# Fat-fingered mistake!



## Robtrapp (Sep 23, 2005)

During removal of a defective video card I broke the PCI-X card closure tab off of the only slot open for the new card. 

The replacement card fits well and the video os fine but I'm concerned about the card loosening up. My mind say "Well, it must have been required or else it wouldn't have been there!"

Is there something I can use to secure the card in the absense of the tab?
Epoxy? Superglue? Just where the slot ends.


----------



## Wrench97 (May 10, 2008)

As long as the card is secured to the case with a screw it should fine without tab.


----------



## Rataru101 (Aug 12, 2008)

If I understand correctly you broke the clamping tab off of the slot and not the tab off of the card... Assuming I am, I dont see why you can't take something such as a small peice of foldered up paper and kind of wedge it in the last slot (with the hook shaped tab) with the tab while you are inserting the card. Something that would act as a wedge. Not to tight, but not loose enough to fall out. 
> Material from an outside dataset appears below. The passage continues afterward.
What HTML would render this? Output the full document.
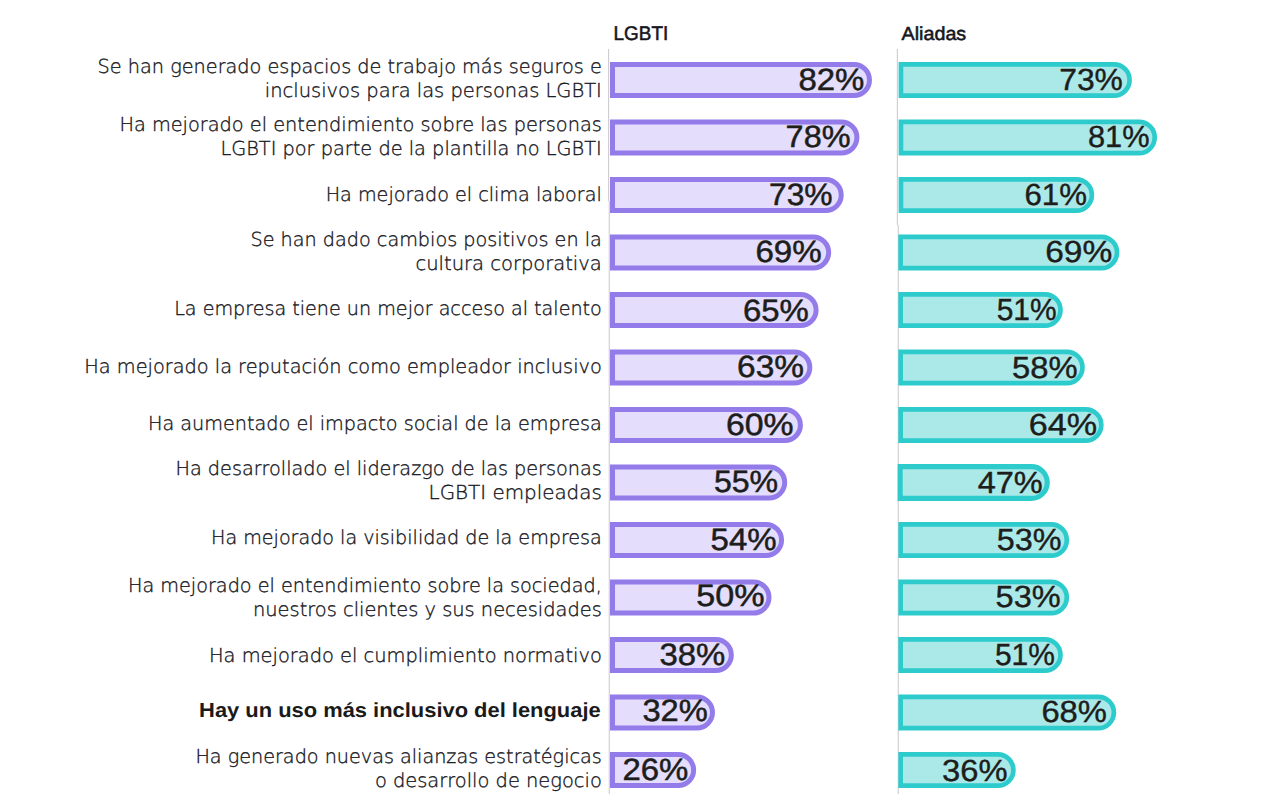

EDIT: yea well just go with the screw thing... :grin:


----------



## Robtrapp (Sep 23, 2005)

Thanks to Wrench97 & Rataru101 for helping my deconstruct a non-disaster. Methinks the obvious eluded me.


----------



## greenbrucelee (Apr 24, 2007)

I have done it lots of times, it'l be fine


----------



## Robtrapp (Sep 23, 2005)

And a tip of the hat to you sir, as well.


----------